Exactly how these positives and negatives shake out depends on why the dollar is stronger, and that depends on the reason U.S. interests rates might remain high.

Earlier in the year, unexpectedly strong U.S. growth, which can lift the global economy, had begun to outweigh worries over stubborn inflation. But if U.S. rates remain high because inflation is sticky even as economic growth slows, then the effects could be more “sinister,” said Kamakshya Trivedi, an analyst at Goldman Sachs.

In that case, policymakers would be stuck between supporting their domestic economies by cutting rates or supporting their currency by keeping them high. “We are at the cusp of that,” Trivedi said.

The strong dollar’s effects have been felt particularly sharply in Asia. This month, the finance ministers of Japan, South Korea and the United States met in Washington, and among other things, they pledged to “consult closely on foreign exchange market developments.” Their post-meeting statement also noted the “serious concerns of Japan and the Republic of Korea about the recent sharp depreciation of the Japanese yen and the Korean won.”

The Korean won is the weakest it has been since 2022, and the country’s central bank governor recently called moves in the currency market “excessive.”

The yen has been tumbling against the dollar and on Monday briefly slipped past 160 yen to the dollar for the first time since 1990. In sharp contrast to the Fed in the United States, Japan’s central bank began raising interest rates only this year after struggling for decades with low growth.

For Japanese officials, that means striking a delicate balance — increase rates, but not by too much in a way that could stifle growth. The consequence of that balancing act is a weakened currency, as rates have stayed near zero. The risk is that if the yen continues to weaken, investors and consumers may lose confidence in the Japanese economy, shifting more of their money abroad.

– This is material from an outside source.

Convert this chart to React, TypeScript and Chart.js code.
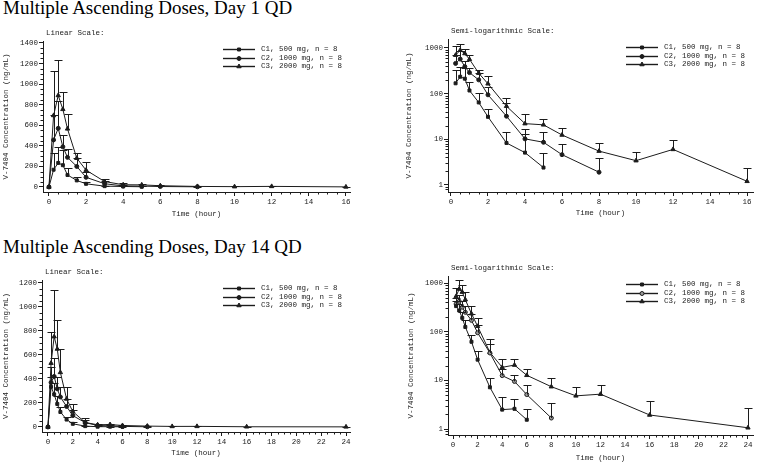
import React, { useEffect, useRef } from 'react';
import { Chart, registerables } from 'chart.js';

Chart.register(...registerables);

// ---------- data ----------
const seriesLabels = ['C1, 500 mg, n = 8', 'C2, 1000 mg, n = 8', 'C3, 2000 mg, n = 8'];
const yAxisTitle = 'V-7404 Concentration (ng/mL)';
const xAxisTitle = 'Time (hour)';
const titleDay1 = 'Multiple Ascending Doses, Day 1 QD';
const titleDay14 = 'Multiple Ascending Doses, Day 14 QD';
const captionLinear = 'Linear Scale:';
const captionLog = 'Semi-logarithmic Scale:';

const day1Times = [0, 0.25, 0.5, 0.75, 1, 1.5, 2, 3, 4, 5, 6, 8, 10, 12, 16];
const day1C1Mean = [0, 168, 234, 212, 117, 64, 31, 8.3, 5.1, 2.4, null, null, null, null, null];
const day1C1Upper = [null, 330, 390, 358, 181, 101, 47, 14.5, 13, 4.9, null, null, null, null, null];
const day1C2Mean = [0, 458, 570, 390, 288, 200, 94, 32, 10.2, 8.6, 4.6, 1.9, null, null, null];
const day1C2Upper = [null, 703, 840, 505, 371, 285, 142, 62, 17, 14.2, 7.7, 3.8, null, null, null];
const day1C3Mean = [0, 695, 890, 755, 565, 280, 164, 53, 22, 20.7, 12.4, 5.5, 3.4, 6.0, 1.2];
const day1C3Upper = [null, 1124, 1237, 925, 710, 335, 240, 80, 35, 28, 17.9, 8.2, 5.2, 9.8, 2.3];

const day14Times = [0, 0.25, 0.5, 0.75, 1, 1.5, 2, 3, 4, 5, 6, 8, 10, 12, 16, 24];
const day14C1Mean = [0, 335, 272, 192, 125, 62, 26.6, 7.2, 2.5, 2.6, 1.55, null, null, null, null, null];
const day14C1Upper = [null, 420, 370, 255, 170, 84, 41, 11.2, 4.5, 4.1, 2.6, null, null, null, null, null];
const day14C2Mean = [0, 371, 421, 318, 250, 171, 95, 36.5, 12.5, 9.5, 5.1, 1.68, null, null, null, null];
const day14C2Upper = [null, 500, 576, 420, 330, 235, 140, 55, 17, 13, 8, 3.4, null, null, null, null];
const day14C3Mean = [0, 532, 753, 650, 455, 234, 129, 37.6, 18.5, 20.6, 12.7, 7.4, 4.8, 5.2, 1.94, 1.06];
const day14C3Upper = [null, 790, 1140, 890, 650, 337, 191, 71, 27, 27, 17, 11.2, 7.4, 7.9, 3.8, 2.7];

const xTicks16 = [0, 2, 4, 6, 8, 10, 12, 14, 16];
const xTicks24 = [0, 2, 4, 6, 8, 10, 12, 14, 16, 18, 20, 22, 24];
const yTicksLin1400 = [0, 200, 400, 600, 800, 1000, 1200, 1400];
const yTicksLin1200 = [0, 200, 400, 600, 800, 1000, 1200];
const yTicksLog = [1, 10, 100, 1000];

// ---------- panel setup ----------
type Num = number | null;
type Panel = {
  times: number[];
  means: Num[][];
  uppers: Num[][];
  log: boolean;
  xTicks: number[];
  yTicks: number[];
  xMin: number; xMax: number; yMin: number; yMax: number;
  xMinor: number; yMinor: number;
  caption: string;
  c2Fill: string;
  box: { left: number; top: number; width: number; height: number };
  yAxisWidth: number; padTop: number; padRight: number; xAxisHeight: number;
  yTitlePad: number; xTitlePad: number;
};

const MONO = '"Liberation Mono", "DejaVu Sans Mono", monospace';
const INK = '#1c1c1c';
const FS = 7.5;

function drawMarker(ctx: CanvasRenderingContext2D, style: string, x: number, y: number, r: number, fill: string) {
  ctx.beginPath();
  if (style === 'rect') {
    const s = r * Math.SQRT1_2;
    ctx.rect(x - s, y - s, 2 * s, 2 * s);
  } else if (style === 'circle') {
    ctx.arc(x, y, r, 0, Math.PI * 2);
  } else {
    ctx.moveTo(x, y - r);
    ctx.lineTo(x + r * 0.866, y + r * 0.5);
    ctx.lineTo(x - r * 0.866, y + r * 0.5);
    ctx.closePath();
  }
  ctx.fillStyle = fill;
  ctx.fill();
  ctx.strokeStyle = INK;
  ctx.lineWidth = 1;
  ctx.stroke();
}

function ChartPanel({ p }: { p: Panel }) {
  const ref = useRef<HTMLCanvasElement>(null);
  useEffect(() => {
    const canvas = ref.current!;
    const styles = ['rect', 'circle', 'triangle'];
    const radii = [2.1, 2.0, 2.5];
    const fills = [INK, p.c2Fill, INK];

    const datasets = p.means.map((arr, si) => ({
      label: seriesLabels[si],
      data: p.times.map((t, i) => {
        const v = arr[i];
        return { x: t, y: v == null || (p.log && v <= 0) ? null : v };
      }),
      upper: p.uppers[si],
      borderColor: INK,
      borderWidth: 1,
      backgroundColor: fills[si],
      pointStyle: styles[si],
      pointRadius: radii[si],
      pointHoverRadius: radii[si],
      pointBorderColor: INK,
      pointBackgroundColor: fills[si],
      pointBorderWidth: 1,
      tension: 0,
      spanGaps: false,
    }));

    const errorBars = {
      id: 'errorBars',
      afterDatasetsDraw(chart: any) {
        const ctx = chart.ctx as CanvasRenderingContext2D;
        const yS = chart.scales.y;
        ctx.save();
        ctx.strokeStyle = INK;
        ctx.lineWidth = 1;
        chart.data.datasets.forEach((ds: any, di: number) => {
          const meta = chart.getDatasetMeta(di);
          meta.data.forEach((el: any, i: number) => {
            const u = ds.upper[i];
            const v = ds.data[i].y;
            if (u == null || v == null) return;
            const x = Math.round(el.x) + 0.5;
            const yTop = Math.round(yS.getPixelForValue(u)) + 0.5;
            ctx.beginPath();
            ctx.moveTo(x, el.y);
            ctx.lineTo(x, yTop);
            ctx.moveTo(x - 4, yTop);
            ctx.lineTo(x + 4, yTop);
            ctx.stroke();
          });
        });
        ctx.restore();
      },
    };

    const extras = {
      id: 'extras',
      afterDraw(chart: any) {
        const ctx = chart.ctx as CanvasRenderingContext2D;
        const { left, right, top, bottom } = chart.chartArea;
        const xS = chart.scales.x;
        const yS = chart.scales.y;
        ctx.save();
        ctx.strokeStyle = INK;
        ctx.lineWidth = 1;
        // minor ticks x
        ctx.beginPath();
        const start = Math.ceil(p.xMin / p.xMinor) * p.xMinor;
        for (let v = start; v <= p.xMax + 1e-9; v += p.xMinor) {
          if (p.xTicks.includes(v)) continue;
          const x = Math.round(xS.getPixelForValue(v)) + 0.5;
          ctx.moveTo(x, bottom);
          ctx.lineTo(x, bottom + 2.5);
        }
        // minor ticks y
        const yVals: number[] = [];
        if (p.log) {
          for (let d = 0.1; d <= 1000; d *= 10) {
            for (let m = 2; m <= 9; m++) yVals.push(Math.round(d * m * 1000) / 1000);
          }
        } else {
          for (let v = 0; v <= p.yMax; v += p.yMinor) if (!p.yTicks.includes(v)) yVals.push(v);
        }
        yVals.forEach((v) => {
          if (v < p.yMin || v > p.yMax) return;
          const y = Math.round(yS.getPixelForValue(v)) + 0.5;
          ctx.moveTo(left - 2.5, y);
          ctx.lineTo(left, y);
        });
        ctx.stroke();

        // caption
        ctx.fillStyle = INK;
        ctx.font = `${FS}px ${MONO}`;
        ctx.textBaseline = 'middle';
        ctx.textAlign = 'left';
        ctx.fillText(p.caption, left + 3, top - 8);

        // legend
        chart.data.datasets.forEach((ds: any, i: number) => {
          const y = Math.round(top + 8 + i * 8.6) + 0.5;
          const x1 = right - 127;
          const x2 = right - 95;
          ctx.beginPath();
          ctx.lineWidth = 1.4;
          ctx.strokeStyle = INK;
          ctx.moveTo(x1, y);
          ctx.lineTo(x2, y);
          ctx.stroke();
          drawMarker(ctx, styles[i], (x1 + x2) / 2, y, radii[i], fills[i]);
          ctx.fillStyle = INK;
          ctx.fillText(ds.label, right - 89, y);
        });
        ctx.restore();
      },
    };

    const tickFont = { family: MONO, size: FS };
    const chart = new Chart(canvas, {
      type: 'line',
      data: { datasets: datasets as any },
      options: {
        responsive: false,
        animation: false,
        events: [],
        layout: { padding: { left: 0, right: p.padRight, top: p.padTop, bottom: 0 } },
        plugins: { legend: { display: false }, tooltip: { enabled: false }, title: { display: false } },
        scales: {
          x: {
            type: 'linear',
            min: p.xMin,
            max: p.xMax,
            afterBuildTicks: (s: any) => { s.ticks = p.xTicks.map((v) => ({ value: v })); },
            afterFit: (s: any) => { s.height = p.xAxisHeight; },
            ticks: { font: tickFont, color: INK, padding: 2, maxRotation: 0, autoSkip: false, callback: (v: any) => String(v) },
            grid: { display: true, drawOnChartArea: false, drawTicks: true, tickLength: 4, tickColor: INK, color: INK },
            border: { display: true, color: INK, width: 1 },
            title: { display: true, text: xAxisTitle, font: tickFont, color: INK, padding: { top: 0, bottom: p.xTitlePad } },
          },
          y: {
            type: p.log ? 'logarithmic' : 'linear',
            min: p.yMin,
            max: p.yMax,
            afterBuildTicks: (s: any) => { s.ticks = p.yTicks.map((v) => ({ value: v })); },
            afterFit: (s: any) => { s.width = p.yAxisWidth; },
            ticks: { font: tickFont, color: INK, padding: 1, autoSkip: false, callback: (v: any) => String(v) },
            grid: { display: true, drawOnChartArea: false, drawTicks: true, tickLength: 4, tickColor: INK, color: INK },
            border: { display: true, color: INK, width: 1 },
            title: { display: true, text: yAxisTitle, font: tickFont, color: INK, padding: { top: p.yTitlePad, bottom: 0 } },
          },
        },
      } as any,
      plugins: [errorBars, extras],
    });
    return () => chart.destroy();
  }, [p]);

  return (
    <canvas
      ref={ref}
      width={p.box.width}
      height={p.box.height}
      style={{ position: 'absolute', left: p.box.left, top: p.box.top, width: p.box.width, height: p.box.height }}
    />
  );
}

const panels: Panel[] = [
  {
    times: day1Times, means: [day1C1Mean, day1C2Mean, day1C3Mean], uppers: [day1C1Upper, day1C2Upper, day1C3Upper],
    log: false, xTicks: xTicks16, yTicks: yTicksLin1400,
    xMin: -0.32, xMax: 16.22, yMin: -48.6, yMax: 1419, xMinor: 0.5, yMinor: 50,
    caption: captionLinear, c2Fill: INK,
    box: { left: 0, top: 20, width: 375, height: 205 },
    yAxisWidth: 43, padTop: 21, padRight: 25, xAxisHeight: 33, yTitlePad: 2, xTitlePad: 6.5,
  },
  {
    times: day1Times, means: [day1C1Mean, day1C2Mean, day1C3Mean], uppers: [day1C1Upper, day1C2Upper, day1C3Upper],
    log: true, xTicks: xTicks16, yTicks: yTicksLog,
    xMin: -0.16, xMax: 16.32, yMin: 0.74, yMax: 1569, xMinor: 0.5, yMinor: 0,
    caption: captionLog, c2Fill: INK,
    box: { left: 380, top: 20, width: 378, height: 205 },
    yAxisWidth: 68, padTop: 19, padRight: 5, xAxisHeight: 33, yTitlePad: 25, xTitlePad: 7.5,
  },
  {
    times: day14Times, means: [day14C1Mean, day14C2Mean, day14C3Mean], uppers: [day14C1Upper, day14C2Upper, day14C3Upper],
    log: false, xTicks: xTicks24, yTicks: yTicksLin1200,
    xMin: -0.48, xMax: 24.32, yMin: -41.7, yMax: 1225, xMinor: 0.5, yMinor: 50,
    caption: captionLinear, c2Fill: INK,
    box: { left: 0, top: 230, width: 375, height: 233 },
    yAxisWidth: 42, padTop: 50, padRight: 25, xAxisHeight: 31, yTitlePad: 2, xTitlePad: 5.5,
  },
  {
    times: day14Times, means: [day14C1Mean, day14C2Mean, day14C3Mean], uppers: [day14C1Upper, day14C2Upper, day14C3Upper],
    log: true, xTicks: xTicks24, yTicks: yTicksLog,
    xMin: -0.41, xMax: 24.41, yMin: 0.753, yMax: 1393, xMinor: 0.5, yMinor: 0,
    caption: captionLog, c2Fill: '#9a9a9a',
    box: { left: 380, top: 230, width: 378, height: 233 },
    yAxisWidth: 68, padTop: 46, padRight: 5, xAxisHeight: 28, yTitlePad: 27, xTitlePad: 0.5,
  },
];

const titleStyle: React.CSSProperties = {
  position: 'absolute',
  left: 3,
  fontFamily: '"Liberation Serif", "Times New Roman", serif',
  fontSize: 19,
  lineHeight: '19px',
  whiteSpace: 'nowrap',
  color: '#000',
};

export default function App() {
  return (
    <div style={{ position: 'absolute', left: 0, top: 0, width: 758, height: 463, background: '#fff', overflow: 'hidden' }}>
      <div style={{ ...titleStyle, top: -2.3 }}>{titleDay1}</div>
      <div style={{ ...titleStyle, top: 236.7 }}>{titleDay14}</div>
      {panels.map((p, i) => (
        <ChartPanel key={i} p={p} />
      ))}
    </div>
  );
}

A similar risk looms for China, whose economy has been battered by a real estate crisis and sluggish spending at home. The country, which seeks to hold its currency within a tight range, has recently relaxed its stance and allowed the yuan to weaken, a demonstration of the pressure exerted by the dollar in financial markets and on other countries’ policy decisions.

“A weaker yuan is not a sign of strength,” said Brad Setser, a senior fellow at the Council on Foreign Relations and former Treasury Department economist. “It will lead to questions about whether China’s economy is as strong as people thought.”

In Europe, policymakers at the European Central Bank have signaled that they could cut rates at their next meeting, in June. But even with inflation improving in the eurozone, there is a concern among some that by lowering interest rates before the Fed, the difference in interest rates between the eurozone and the United States would widen, further weakening the euro.

Gabriel Makhlouf, governor of Ireland’s central bank and one of the 26 members of the ECB’s governing council, said that when setting policy, “we can’t ignore what’s happening in the U.S.”

Other policymakers are confronting similar complications, with central banks in South Korea and Thailand among those also considering lowering interest rates.

By contrast, Indonesia’s central bank unexpectedly raised rates last week, in part to support the country’s depreciating currency, a sign of how the dollar’s strength is reverberating around the world in different ways. Some of the fastest-falling currencies this year, such as those in Egypt, Lebanon and Nigeria, reflect domestic challenges made even more daunting by the pressure exerted by a stronger dollar.

“We are on the edge of a storm,” Rogers said.